Books By C. LItka

Books By C. LItka

Saturday, April 18, 2026

The Saturday Morning Post (No. 181)

 

My what's on Kindle Unlimited quest continues. This week we have a book by a French author, that is set not in France, but in England, Canada, and America in 2016 and 1980. What could go wrong?

My reviewer criteria. I like light, entertaining novels. I like smaller scale stories rather than epics. I like character focused novels featuring pleasant characters, with a minimum number of unpleasant ones. I greatly value clever and witty writing. I like first person, or close third person narratives. I dislike a lot of "head jumping" between POVs and flashbacks. I want a story, not a puzzle. While I am not opposed to violence, I dislike gore for the sake of gore. I find long and elaborate fight, action, and battle sequences tedious. Plot holes and things that happen for the convenience of the author annoy me. And I fear I'm a born critic in that I don't mind pointing out what I don't like in a story. However, I lay no claim to be the final arbitrator of style and taste, you need to decide for yourself what you like or dislike in a book.

Your opinions are always welcome. Comment below.


The Last of the Stanfields by Marc Levy DNF 28%

You might well like this book. It is by a French author, and is written in a lively fashion. It is, however, one of them modern books. I don't like most modern books. 

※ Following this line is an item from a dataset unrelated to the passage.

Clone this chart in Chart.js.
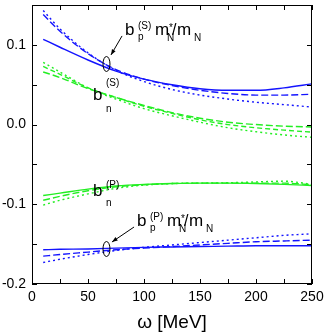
<!DOCTYPE html>
<html>
<head>
<meta charset="utf-8">
<title>b coefficients vs omega</title>
<script src="https://cdn.jsdelivr.net/npm/chart.js"></script>
<style>
  html, body { margin: 0; padding: 0; background: #fff; }
  #wrap { width: 327px; height: 334px; }
</style>
</head>
<body>
<div id="wrap"><canvas id="chart" width="327" height="334"></canvas></div>
<script>
// photon energy omega [MeV]
const omega = [10, 25, 50, 75, 100, 125, 150, 175, 200, 225, 250];

// b_p^(S) m*_N/m_N (blue, upper group)
const bpS_solid  = [0.107, 0.097, 0.081, 0.067, 0.057, 0.050, 0.045, 0.043, 0.043, 0.046, 0.051];
const bpS_dashed = [0.138, 0.117, 0.089, 0.069, 0.057, 0.049, 0.043, 0.039, 0.037, 0.037, 0.038];
const bpS_dotted = [0.143, 0.120, 0.090, 0.068, 0.054, 0.044, 0.037, 0.032, 0.028, 0.025, 0.022];

// b_n^(S) (green, upper group)
const bnS_a = [0.066, 0.059, 0.045, 0.034, 0.024, 0.015, 0.008, 0.003, 0.000, -0.002, -0.003];
const bnS_b = [0.073, 0.063, 0.046, 0.034, 0.023, 0.014, 0.006, 0.000, -0.004, -0.007, -0.0095];
const bnS_c = [0.078, 0.066, 0.046, 0.032, 0.020, 0.011, 0.003, -0.004, -0.009, -0.013, -0.016];

// b_n^(P) (green, lower group)
const bnP_solid  = [-0.089, -0.086, -0.081, -0.077, -0.075, -0.074, -0.0735, -0.0735, -0.074, -0.075, -0.0765];
const bnP_dashed = [-0.095, -0.090, -0.083, -0.078, -0.0755, -0.074, -0.0735, -0.0735, -0.0735, -0.0735, -0.0755];
const bnP_dotted = [-0.101, -0.095, -0.087, -0.080, -0.076, -0.074, -0.0735, -0.073, -0.072, -0.071, -0.075];

// b_p^(P) m*_N/m_N (blue, lower group)
const bpP_solid  = [-0.157, -0.1565, -0.156, -0.155, -0.154, -0.1535, -0.153, -0.1525, -0.152, -0.152, -0.152];
const bpP_dashed = [-0.165, -0.163, -0.160, -0.157, -0.155, -0.153, -0.151, -0.149, -0.147, -0.146, -0.145];
const bpP_dotted = [-0.173, -0.169, -0.163, -0.158, -0.154, -0.151, -0.148, -0.145, -0.142, -0.139, -0.137];

const xTicks = [0, 25, 50, 75, 100, 125, 150, 175, 200, 225, 250];
const yTicks = [-0.2, -0.15, -0.1, -0.05, 0.0, 0.05, 0.1, 0.15];

const BLUE = "#1414ff";
const GREEN = "#22ee22";
const FONT = "'Liberation Sans', Arial, sans-serif";

// turn a value array into {x, y} points
const pts = (vals) => vals.map((v, i) => ({ x: omega[i], y: v }));

const line = (vals, color, dash) => ({
  data: pts(vals),
  borderColor: color,
  borderWidth: 1.4,
  borderDash: dash,
  pointRadius: 0,
  fill: false,
  cubicInterpolationMode: "monotone",
});

const DASH = [7, 3];
const DASH2 = [5, 3];
const DOT = [2, 3];

// label pieces: [text, dx, dy, fontSize] relative to the "b" baseline
const ratioTail = [["m", 30, 0, 17], ["*", 44, -4, 10], ["N", 42, 6, 10], ["/", 47, 0, 16], ["m", 52, 0, 17], ["N", 69, 6, 10]];
const labels = [
  { at: [83.0, 0.1124], parts: [["b", 0, 0, 17], ["(S)", 13, -6, 10], ["p", 13, 5, 10]].concat(ratioTail) },
  { at: [93.75, -0.1272], parts: [["b", 0, 0, 17], ["(P)", 13, -6, 10], ["p", 13, 5, 10]].concat(ratioTail) },
  { at: [54.5, 0.0309], parts: [["b", 0, 0, 17], ["(S)", 13, -14, 10], ["n", 13, 12, 10]] },
  { at: [54.5, -0.0896], parts: [["b", 0, 0, 17], ["(P)", 13, -8, 10], ["n", 13, 10, 10]] },
];
const ellipses = [[66.5, 0.076], [66.5, -0.1561]];
const arrows = [
  [[80.4, 0.1112], [70.5, 0.0873]],
  [[91.1, -0.1285], [71.4, -0.1473]],
];

const framePlugin = {
  id: "frame",
  afterDraw(chart) {
    const { ctx, chartArea: a, scales } = chart;
    const xs = scales.x, ys = scales.y;
    ctx.save();
    ctx.strokeStyle = "#000";
    ctx.lineWidth = 1;
    ctx.strokeRect(a.left + 0.5, a.top + 0.5, a.right - a.left - 1, a.bottom - a.top - 1);

    // inward ticks on all four sides
    ctx.beginPath();
    xTicks.forEach((t) => {
      const px = Math.round(xs.getPixelForValue(t)) + 0.5;
      ctx.moveTo(px, a.bottom); ctx.lineTo(px, a.bottom - 5);
      ctx.moveTo(px, a.top); ctx.lineTo(px, a.top + 5);
    });
    yTicks.forEach((t) => {
      const py = Math.round(ys.getPixelForValue(t)) + 0.5;
      ctx.moveTo(a.left, py); ctx.lineTo(a.left + 5, py);
      ctx.moveTo(a.right, py); ctx.lineTo(a.right - 5, py);
    });
    ctx.stroke();

    // annotations
    ctx.fillStyle = "#000";
    ctx.textBaseline = "alphabetic";
    ctx.textAlign = "left";
    labels.forEach((l) => {
      const x0 = xs.getPixelForValue(l.at[0]);
      const y0 = ys.getPixelForValue(l.at[1]);
      l.parts.forEach(([txt, dx, dy, size]) => {
        ctx.font = size + "px " + FONT;
        ctx.fillText(txt, x0 + dx, y0 + dy);
      });
    });

    ctx.lineWidth = 1;
    ellipses.forEach(([ex, ey]) => {
      ctx.beginPath();
      ctx.ellipse(xs.getPixelForValue(ex), ys.getPixelForValue(ey), 3.5, 7.5, 0, 0, Math.PI * 2);
      ctx.stroke();
    });

    arrows.forEach(([from, to]) => {
      const x1 = xs.getPixelForValue(from[0]), y1 = ys.getPixelForValue(from[1]);
      const x2 = xs.getPixelForValue(to[0]), y2 = ys.getPixelForValue(to[1]);
      const ang = Math.atan2(y2 - y1, x2 - x1);
      ctx.beginPath();
      ctx.moveTo(x1, y1); ctx.lineTo(x2, y2);
      ctx.stroke();
      ctx.beginPath();
      ctx.moveTo(x2, y2);
      ctx.lineTo(x2 - 6 * Math.cos(ang - 0.35), y2 - 6 * Math.sin(ang - 0.35));
      ctx.lineTo(x2 - 6 * Math.cos(ang + 0.35), y2 - 6 * Math.sin(ang + 0.35));
      ctx.closePath();
      ctx.fill();
    });

    // x axis title
    ctx.font = "19px " + FONT;
    ctx.textAlign = "center";
    ctx.fillText("\u03C9 [MeV]", (a.left + a.right) / 2, 328);
    ctx.restore();
  },
};

new Chart(document.getElementById("chart"), {
  type: "line",
  data: {
    datasets: [
      line(bpS_solid, BLUE, []),
      line(bpS_dashed, BLUE, DASH),
      line(bpS_dotted, BLUE, DOT),
      line(bnS_a, GREEN, DASH),
      line(bnS_b, GREEN, DASH2),
      line(bnS_c, GREEN, DOT),
      line(bnP_solid, GREEN, []),
      line(bnP_dashed, GREEN, DASH),
      line(bnP_dotted, GREEN, DOT),
      line(bpP_solid, BLUE, []),
      line(bpP_dashed, BLUE, DASH),
      line(bpP_dotted, BLUE, DOT),
    ],
  },
  options: {
    responsive: false,
    animation: false,
    events: [],
    layout: { padding: { top: 5, right: 15, left: 0, bottom: 0 } },
    plugins: { legend: { display: false }, tooltip: { enabled: false } },
    scales: {
      x: {
        type: "linear",
        min: 0,
        max: 250,
        grid: { display: false, drawTicks: false },
        border: { display: false },
        ticks: { stepSize: 50, padding: 5, color: "#000", font: { family: FONT, size: 14 } },
        afterFit: (s) => { s.height = 50; s.paddingLeft = 0; s.paddingRight = 0; },
      },
      y: {
        type: "linear",
        min: -0.2,
        max: 0.15,
        grid: { display: false, drawTicks: false },
        border: { display: false },
        ticks: {
          stepSize: 0.1,
          padding: 6,
          color: "#000",
          font: { family: FONT, size: 14 },
          callback: (v) => {
            const r = Math.round(v * 10);
            if (Math.abs(v * 10 - r) > 1e-6) return "";
            return (r / 10).toFixed(1);
          },
        },
        afterFit: (s) => { s.width = 32; s.paddingTop = 0; s.paddingBottom = 0; },
      },
    },
  },
  plugins: [framePlugin],
});
</script>
</body>
</html>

The basic plot is that in 2016 our first person narrator, Eleanor-Rigby Donovan, living in London, receives an anonymous letter stating that her late mother was both a very good, and a very evil person, and it might pay to discover her past. About 25% of the way through, we have another first person narrator in the character of George-Harrison Collins, living in Canada who receives a similar letter. His mother is in memory care and this father left before he was born. However, interspersed with this time line, we have a story set in Baltimore Maryland in 1980 about two women who set up a newspaper to speak truth to power. Obviously, at least one of these two women is Eleanor-Rigby's mother - there is a mystery involving her and her father - and given the name of George-Harrison, whose father left before he was born, we have a connection there as well. The mystery then is just finding out what happened in 1980, which could be told as a straight story without the "mystery" the letters create. 

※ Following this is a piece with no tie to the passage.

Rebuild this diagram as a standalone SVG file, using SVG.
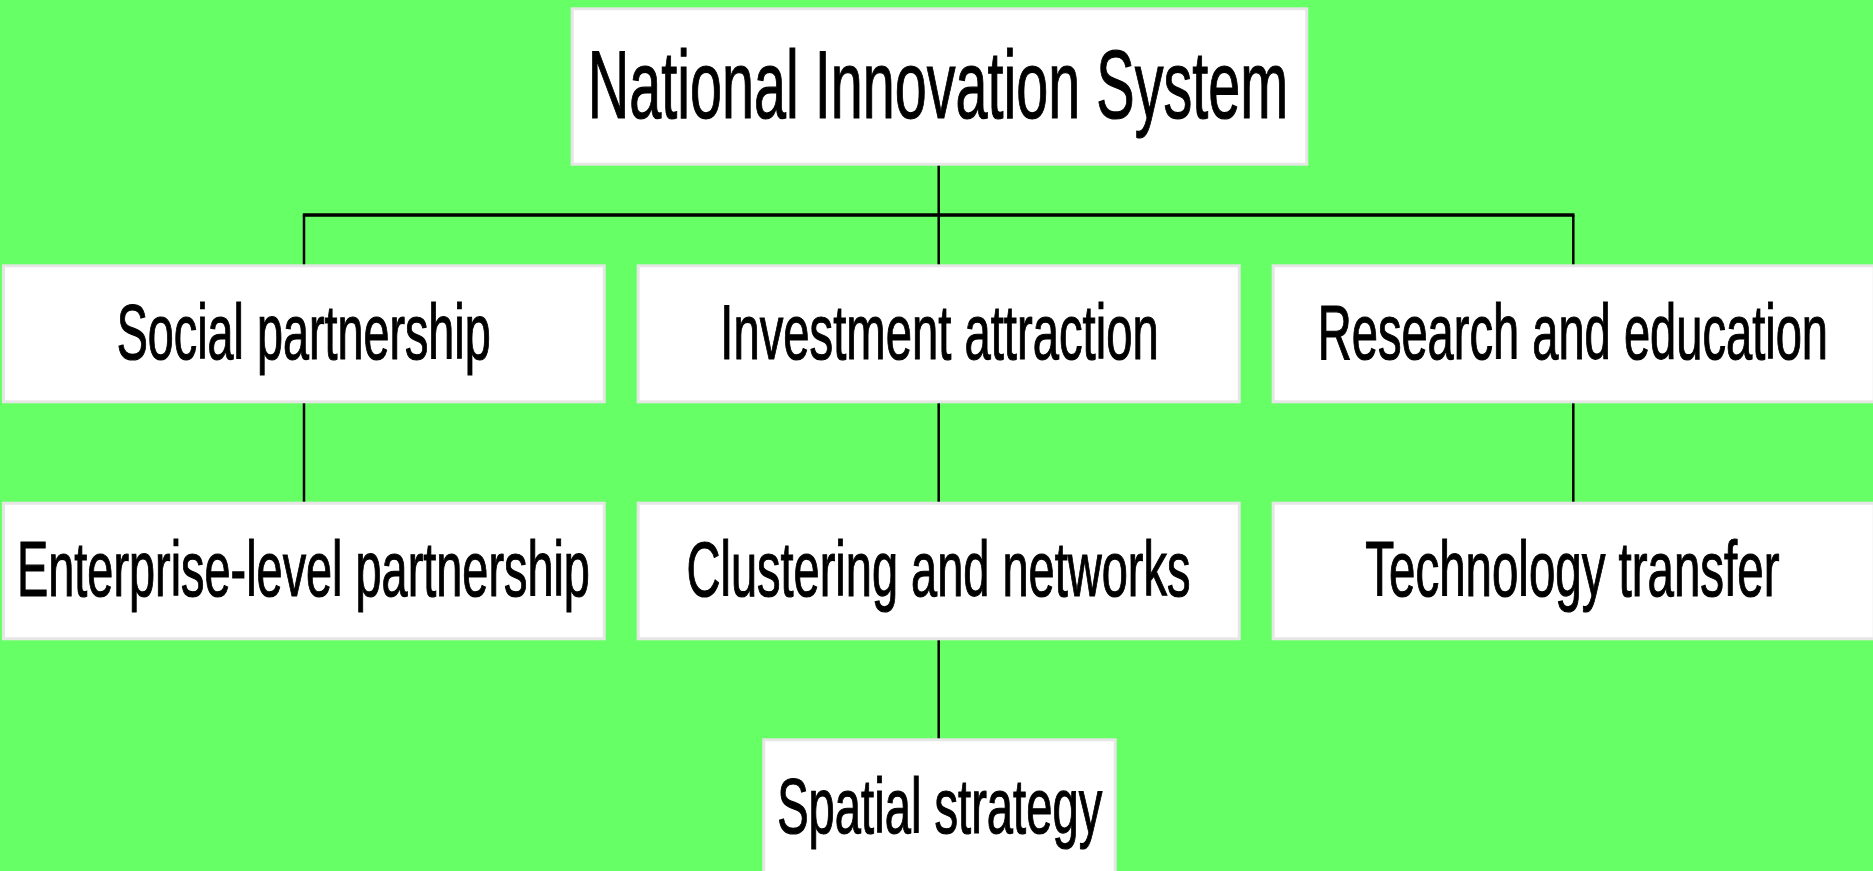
<svg xmlns="http://www.w3.org/2000/svg" width="1873" height="871" viewBox="0 0 1873 871">
<style>
.box{fill:#ffffff;stroke:#e6e6e6;stroke-width:3}
.lbl{font-family:"Liberation Sans",Arial,sans-serif;fill:#000000;stroke:#000000;stroke-width:1.2;text-anchor:middle}
.big{font-size:96.5px}
.sm{font-size:77.5px}
.ln{stroke:#000000;stroke-width:2.5;fill:none}
.bar{stroke:#000000;stroke-width:3.5;fill:none}
</style>
<rect x="0" y="0" width="1873" height="871" fill="#66ff66"/>
<g id="connectors">
<line class="ln" x1="938.7" y1="165" x2="938.7" y2="215"/>
<line class="bar" x1="302.8" y1="215" x2="1574.5" y2="215"/>
<line class="ln" x1="304" y1="215" x2="304" y2="265"/>
<line class="ln" x1="938.7" y1="215" x2="938.7" y2="265"/>
<line class="ln" x1="1573.3" y1="215" x2="1573.3" y2="265"/>
<line class="ln" x1="304" y1="403" x2="304" y2="502"/>
<line class="ln" x1="938.7" y1="403" x2="938.7" y2="502"/>
<line class="ln" x1="1573.3" y1="403" x2="1573.3" y2="502"/>
<line class="ln" x1="938.7" y1="640" x2="938.7" y2="739"/>
</g>
<g id="node-root">
<rect class="box" x="572.2" y="8.8" width="734.6" height="155.4"/>
<text class="lbl big" transform="scale(0.59,1)" x="1589.8" y="117.8" textLength="1187" lengthAdjust="spacingAndGlyphs">National Innovation System</text>
</g>
<g id="node-social">
<rect class="box" x="3.5" y="265.8" width="600.7" height="136"/>
<text class="lbl sm" transform="scale(0.59,1)" x="514.7" y="358.8" textLength="634" lengthAdjust="spacingAndGlyphs">Social partnership</text>
</g>
<g id="node-investment">
<rect class="box" x="638.2" y="265.8" width="601" height="136"/>
<text class="lbl sm" transform="scale(0.59,1)" x="1592.4" y="358.8" textLength="743" lengthAdjust="spacingAndGlyphs">Investment attraction</text>
</g>
<g id="node-research">
<rect class="box" x="1273.2" y="265.8" width="601" height="136"/>
<text class="lbl sm" transform="scale(0.59,1)" x="2665.9" y="358.8" textLength="865" lengthAdjust="spacingAndGlyphs">Research and education</text>
</g>
<g id="node-enterprise">
<rect class="box" x="3.5" y="503.2" width="600.7" height="135.6"/>
<text class="lbl sm" transform="scale(0.59,1)" x="514.4" y="596.3" textLength="971" lengthAdjust="spacingAndGlyphs">Enterprise-level partnership</text>
</g>
<g id="node-clustering">
<rect class="box" x="638.2" y="503.2" width="601" height="135.6"/>
<text class="lbl sm" transform="scale(0.59,1)" x="1590.7" y="596.3" textLength="854" lengthAdjust="spacingAndGlyphs">Clustering and networks</text>
</g>
<g id="node-technology">
<rect class="box" x="1273.2" y="503.2" width="601" height="135.6"/>
<text class="lbl sm" transform="scale(0.59,1)" x="2665.1" y="596.3" textLength="702" lengthAdjust="spacingAndGlyphs">Technology transfer</text>
</g>
<g id="node-spatial">
<rect class="box" x="763.8" y="739.8" width="351.4" height="200"/>
<text class="lbl sm" transform="scale(0.59,1)" x="1592.7" y="832.9" textLength="551" lengthAdjust="spacingAndGlyphs">Spatial strategy</text>
</g>
</svg>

I had the best intentions of giving this book a chance, and I think I did. But, alas, I can not get interested in any story if I don't have a character in the story to travel through it. This jumping around in time, and narrators just derails any interest in the story for me. I need to be on the ground with the characters, not above looking down on them. And even in the "present" time period told by the first person narrators, the narration shifts to third person for the scenes when the narrator isn't present, which is at least an interesting way of working around the limits of a first person narrator. However for me, the inability to get interested in the 1980 story, and the rather sentimental 2016 story, was too much for me. But, for the right reader, this might be an enjoyable story.